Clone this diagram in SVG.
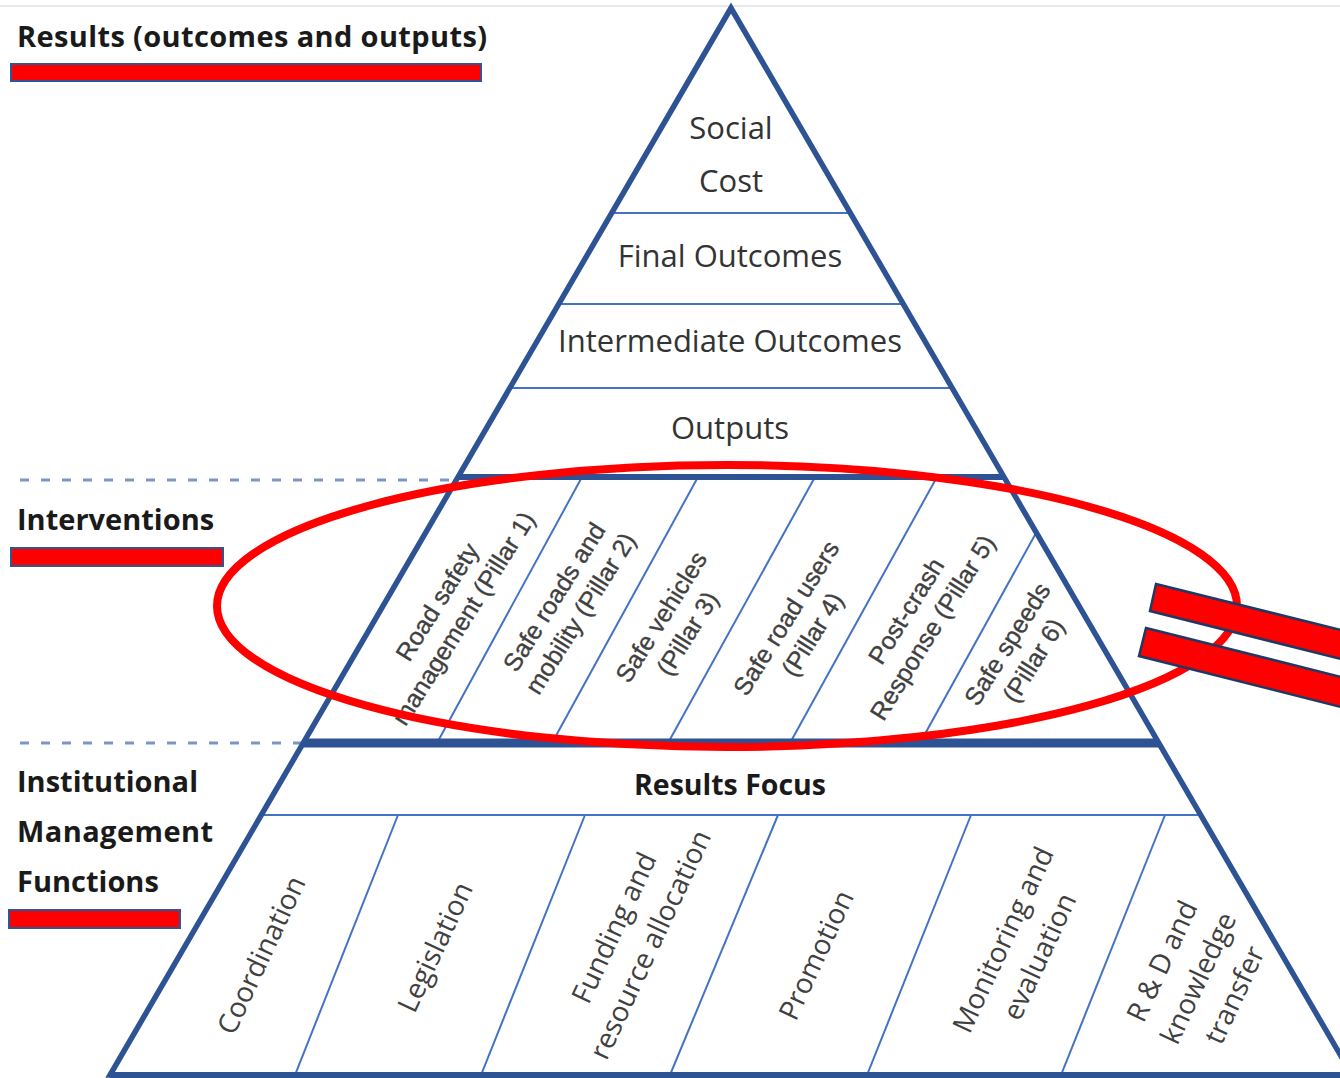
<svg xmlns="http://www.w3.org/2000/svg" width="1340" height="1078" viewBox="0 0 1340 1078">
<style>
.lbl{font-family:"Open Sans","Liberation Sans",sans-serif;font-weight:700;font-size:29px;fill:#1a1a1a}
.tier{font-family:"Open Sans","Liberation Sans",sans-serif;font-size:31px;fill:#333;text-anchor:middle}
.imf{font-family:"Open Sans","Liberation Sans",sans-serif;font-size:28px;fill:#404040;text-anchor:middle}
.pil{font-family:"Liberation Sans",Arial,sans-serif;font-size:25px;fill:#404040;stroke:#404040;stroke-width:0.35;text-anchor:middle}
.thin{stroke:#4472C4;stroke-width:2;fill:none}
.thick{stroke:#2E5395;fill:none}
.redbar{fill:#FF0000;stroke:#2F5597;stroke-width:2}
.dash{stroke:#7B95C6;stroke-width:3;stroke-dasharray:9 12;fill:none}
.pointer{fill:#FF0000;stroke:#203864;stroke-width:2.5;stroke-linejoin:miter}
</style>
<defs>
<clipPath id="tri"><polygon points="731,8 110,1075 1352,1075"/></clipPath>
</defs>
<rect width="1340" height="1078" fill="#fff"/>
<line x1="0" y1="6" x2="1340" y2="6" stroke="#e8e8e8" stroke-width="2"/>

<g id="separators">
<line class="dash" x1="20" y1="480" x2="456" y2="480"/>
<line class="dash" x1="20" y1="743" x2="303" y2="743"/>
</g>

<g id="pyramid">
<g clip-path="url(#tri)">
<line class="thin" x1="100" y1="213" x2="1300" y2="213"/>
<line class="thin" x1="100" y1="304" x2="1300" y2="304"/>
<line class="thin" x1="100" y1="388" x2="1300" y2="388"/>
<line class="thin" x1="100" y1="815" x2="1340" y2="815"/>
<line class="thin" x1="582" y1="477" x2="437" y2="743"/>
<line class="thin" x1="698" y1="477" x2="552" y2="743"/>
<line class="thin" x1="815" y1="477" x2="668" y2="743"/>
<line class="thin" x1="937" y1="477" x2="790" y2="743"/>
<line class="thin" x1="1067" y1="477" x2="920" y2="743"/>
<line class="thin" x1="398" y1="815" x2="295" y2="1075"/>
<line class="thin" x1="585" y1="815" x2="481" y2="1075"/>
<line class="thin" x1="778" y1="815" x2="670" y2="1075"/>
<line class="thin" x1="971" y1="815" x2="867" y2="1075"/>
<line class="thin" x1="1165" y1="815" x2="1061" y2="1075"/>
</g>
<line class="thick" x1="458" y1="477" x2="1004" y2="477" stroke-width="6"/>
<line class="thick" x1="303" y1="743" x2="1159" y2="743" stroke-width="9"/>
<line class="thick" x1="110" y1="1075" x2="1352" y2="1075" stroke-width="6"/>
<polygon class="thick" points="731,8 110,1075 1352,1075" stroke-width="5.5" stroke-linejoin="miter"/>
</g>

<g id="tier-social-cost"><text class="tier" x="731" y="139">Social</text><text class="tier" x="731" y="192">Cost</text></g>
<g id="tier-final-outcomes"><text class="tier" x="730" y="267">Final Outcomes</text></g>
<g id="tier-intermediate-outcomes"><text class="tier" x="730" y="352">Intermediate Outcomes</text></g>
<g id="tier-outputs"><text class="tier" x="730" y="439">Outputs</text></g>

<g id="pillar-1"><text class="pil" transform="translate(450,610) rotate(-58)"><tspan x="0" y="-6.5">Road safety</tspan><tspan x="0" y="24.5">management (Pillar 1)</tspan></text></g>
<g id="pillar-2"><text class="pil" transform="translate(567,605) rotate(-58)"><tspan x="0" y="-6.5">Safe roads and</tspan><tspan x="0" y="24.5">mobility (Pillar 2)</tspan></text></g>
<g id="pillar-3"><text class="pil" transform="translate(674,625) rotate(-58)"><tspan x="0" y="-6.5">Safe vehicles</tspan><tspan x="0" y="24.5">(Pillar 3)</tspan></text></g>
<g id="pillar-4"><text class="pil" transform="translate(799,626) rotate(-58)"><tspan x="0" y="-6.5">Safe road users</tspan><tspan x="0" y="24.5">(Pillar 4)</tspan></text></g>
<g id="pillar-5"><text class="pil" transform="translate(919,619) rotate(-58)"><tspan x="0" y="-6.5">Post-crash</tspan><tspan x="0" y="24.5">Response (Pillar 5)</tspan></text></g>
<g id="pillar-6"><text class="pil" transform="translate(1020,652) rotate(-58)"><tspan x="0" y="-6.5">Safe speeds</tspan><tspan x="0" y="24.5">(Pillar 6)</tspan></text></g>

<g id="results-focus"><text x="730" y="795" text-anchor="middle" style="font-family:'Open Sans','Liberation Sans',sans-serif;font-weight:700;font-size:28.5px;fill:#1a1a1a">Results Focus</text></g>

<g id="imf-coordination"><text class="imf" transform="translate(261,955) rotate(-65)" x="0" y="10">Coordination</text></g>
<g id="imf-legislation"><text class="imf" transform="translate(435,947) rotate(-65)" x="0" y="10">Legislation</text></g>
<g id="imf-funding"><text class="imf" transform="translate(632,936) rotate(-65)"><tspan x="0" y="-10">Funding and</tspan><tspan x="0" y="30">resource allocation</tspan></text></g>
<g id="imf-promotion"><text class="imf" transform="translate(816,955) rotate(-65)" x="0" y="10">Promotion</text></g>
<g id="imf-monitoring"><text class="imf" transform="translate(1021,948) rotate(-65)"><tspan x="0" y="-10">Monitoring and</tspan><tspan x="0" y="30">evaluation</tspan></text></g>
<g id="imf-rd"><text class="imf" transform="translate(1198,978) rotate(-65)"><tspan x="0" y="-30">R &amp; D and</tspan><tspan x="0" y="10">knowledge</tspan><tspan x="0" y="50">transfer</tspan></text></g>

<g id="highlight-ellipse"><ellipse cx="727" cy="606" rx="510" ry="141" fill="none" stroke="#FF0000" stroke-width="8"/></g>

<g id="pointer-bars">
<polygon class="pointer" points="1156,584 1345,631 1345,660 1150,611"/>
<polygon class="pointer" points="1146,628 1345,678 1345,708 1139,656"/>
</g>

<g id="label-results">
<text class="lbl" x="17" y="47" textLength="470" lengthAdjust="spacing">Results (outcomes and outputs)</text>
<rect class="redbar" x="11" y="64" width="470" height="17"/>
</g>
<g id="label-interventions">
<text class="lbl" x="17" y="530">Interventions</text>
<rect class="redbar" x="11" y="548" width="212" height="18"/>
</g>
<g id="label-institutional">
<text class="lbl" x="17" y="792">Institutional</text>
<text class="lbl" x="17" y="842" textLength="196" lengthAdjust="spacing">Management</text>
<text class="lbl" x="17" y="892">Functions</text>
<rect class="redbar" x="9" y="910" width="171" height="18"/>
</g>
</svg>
:::
:: Request ::
Copy the whole listing above word for word but do not carry over the pictures.

:: Reply ::
Clone this diagram in SVG.
<svg xmlns="http://www.w3.org/2000/svg" width="1340" height="1078" viewBox="0 0 1340 1078">
<style>
.lbl{font-family:"Open Sans","Liberation Sans",sans-serif;font-weight:700;font-size:29px;fill:#1a1a1a}
.tier{font-family:"Open Sans","Liberation Sans",sans-serif;font-size:31px;fill:#333;text-anchor:middle}
.imf{font-family:"Open Sans","Liberation Sans",sans-serif;font-size:28px;fill:#404040;text-anchor:middle}
.pil{font-family:"Liberation Sans",Arial,sans-serif;font-size:25px;fill:#404040;stroke:#404040;stroke-width:0.35;text-anchor:middle}
.thin{stroke:#4472C4;stroke-width:2;fill:none}
.thick{stroke:#2E5395;fill:none}
.redbar{fill:#FF0000;stroke:#2F5597;stroke-width:2}
.dash{stroke:#7B95C6;stroke-width:3;stroke-dasharray:9 12;fill:none}
.pointer{fill:#FF0000;stroke:#203864;stroke-width:2.5;stroke-linejoin:miter}
</style>
<defs>
<clipPath id="tri"><polygon points="731,8 110,1075 1352,1075"/></clipPath>
</defs>
<rect width="1340" height="1078" fill="#fff"/>
<line x1="0" y1="6" x2="1340" y2="6" stroke="#e8e8e8" stroke-width="2"/>

<g id="separators">
<line class="dash" x1="20" y1="480" x2="456" y2="480"/>
<line class="dash" x1="20" y1="743" x2="303" y2="743"/>
</g>

<g id="pyramid">
<g clip-path="url(#tri)">
<line class="thin" x1="100" y1="213" x2="1300" y2="213"/>
<line class="thin" x1="100" y1="304" x2="1300" y2="304"/>
<line class="thin" x1="100" y1="388" x2="1300" y2="388"/>
<line class="thin" x1="100" y1="815" x2="1340" y2="815"/>
<line class="thin" x1="582" y1="477" x2="437" y2="743"/>
<line class="thin" x1="698" y1="477" x2="552" y2="743"/>
<line class="thin" x1="815" y1="477" x2="668" y2="743"/>
<line class="thin" x1="937" y1="477" x2="790" y2="743"/>
<line class="thin" x1="1067" y1="477" x2="920" y2="743"/>
<line class="thin" x1="398" y1="815" x2="295" y2="1075"/>
<line class="thin" x1="585" y1="815" x2="481" y2="1075"/>
<line class="thin" x1="778" y1="815" x2="670" y2="1075"/>
<line class="thin" x1="971" y1="815" x2="867" y2="1075"/>
<line class="thin" x1="1165" y1="815" x2="1061" y2="1075"/>
</g>
<line class="thick" x1="458" y1="477" x2="1004" y2="477" stroke-width="6"/>
<line class="thick" x1="303" y1="743" x2="1159" y2="743" stroke-width="9"/>
<line class="thick" x1="110" y1="1075" x2="1352" y2="1075" stroke-width="6"/>
<polygon class="thick" points="731,8 110,1075 1352,1075" stroke-width="5.5" stroke-linejoin="miter"/>
</g>

<g id="tier-social-cost"><text class="tier" x="731" y="139">Social</text><text class="tier" x="731" y="192">Cost</text></g>
<g id="tier-final-outcomes"><text class="tier" x="730" y="267">Final Outcomes</text></g>
<g id="tier-intermediate-outcomes"><text class="tier" x="730" y="352">Intermediate Outcomes</text></g>
<g id="tier-outputs"><text class="tier" x="730" y="439">Outputs</text></g>

<g id="pillar-1"><text class="pil" transform="translate(450,610) rotate(-58)"><tspan x="0" y="-6.5">Road safety</tspan><tspan x="0" y="24.5">management (Pillar 1)</tspan></text></g>
<g id="pillar-2"><text class="pil" transform="translate(567,605) rotate(-58)"><tspan x="0" y="-6.5">Safe roads and</tspan><tspan x="0" y="24.5">mobility (Pillar 2)</tspan></text></g>
<g id="pillar-3"><text class="pil" transform="translate(674,625) rotate(-58)"><tspan x="0" y="-6.5">Safe vehicles</tspan><tspan x="0" y="24.5">(Pillar 3)</tspan></text></g>
<g id="pillar-4"><text class="pil" transform="translate(799,626) rotate(-58)"><tspan x="0" y="-6.5">Safe road users</tspan><tspan x="0" y="24.5">(Pillar 4)</tspan></text></g>
<g id="pillar-5"><text class="pil" transform="translate(919,619) rotate(-58)"><tspan x="0" y="-6.5">Post-crash</tspan><tspan x="0" y="24.5">Response (Pillar 5)</tspan></text></g>
<g id="pillar-6"><text class="pil" transform="translate(1020,652) rotate(-58)"><tspan x="0" y="-6.5">Safe speeds</tspan><tspan x="0" y="24.5">(Pillar 6)</tspan></text></g>

<g id="results-focus"><text x="730" y="795" text-anchor="middle" style="font-family:'Open Sans','Liberation Sans',sans-serif;font-weight:700;font-size:28.5px;fill:#1a1a1a">Results Focus</text></g>

<g id="imf-coordination"><text class="imf" transform="translate(261,955) rotate(-65)" x="0" y="10">Coordination</text></g>
<g id="imf-legislation"><text class="imf" transform="translate(435,947) rotate(-65)" x="0" y="10">Legislation</text></g>
<g id="imf-funding"><text class="imf" transform="translate(632,936) rotate(-65)"><tspan x="0" y="-10">Funding and</tspan><tspan x="0" y="30">resource allocation</tspan></text></g>
<g id="imf-promotion"><text class="imf" transform="translate(816,955) rotate(-65)" x="0" y="10">Promotion</text></g>
<g id="imf-monitoring"><text class="imf" transform="translate(1021,948) rotate(-65)"><tspan x="0" y="-10">Monitoring and</tspan><tspan x="0" y="30">evaluation</tspan></text></g>
<g id="imf-rd"><text class="imf" transform="translate(1198,978) rotate(-65)"><tspan x="0" y="-30">R &amp; D and</tspan><tspan x="0" y="10">knowledge</tspan><tspan x="0" y="50">transfer</tspan></text></g>

<g id="highlight-ellipse"><ellipse cx="727" cy="606" rx="510" ry="141" fill="none" stroke="#FF0000" stroke-width="8"/></g>

<g id="pointer-bars">
<polygon class="pointer" points="1156,584 1345,631 1345,660 1150,611"/>
<polygon class="pointer" points="1146,628 1345,678 1345,708 1139,656"/>
</g>

<g id="label-results">
<text class="lbl" x="17" y="47" textLength="470" lengthAdjust="spacing">Results (outcomes and outputs)</text>
<rect class="redbar" x="11" y="64" width="470" height="17"/>
</g>
<g id="label-interventions">
<text class="lbl" x="17" y="530">Interventions</text>
<rect class="redbar" x="11" y="548" width="212" height="18"/>
</g>
<g id="label-institutional">
<text class="lbl" x="17" y="792">Institutional</text>
<text class="lbl" x="17" y="842" textLength="196" lengthAdjust="spacing">Management</text>
<text class="lbl" x="17" y="892">Functions</text>
<rect class="redbar" x="9" y="910" width="171" height="18"/>
</g>
</svg>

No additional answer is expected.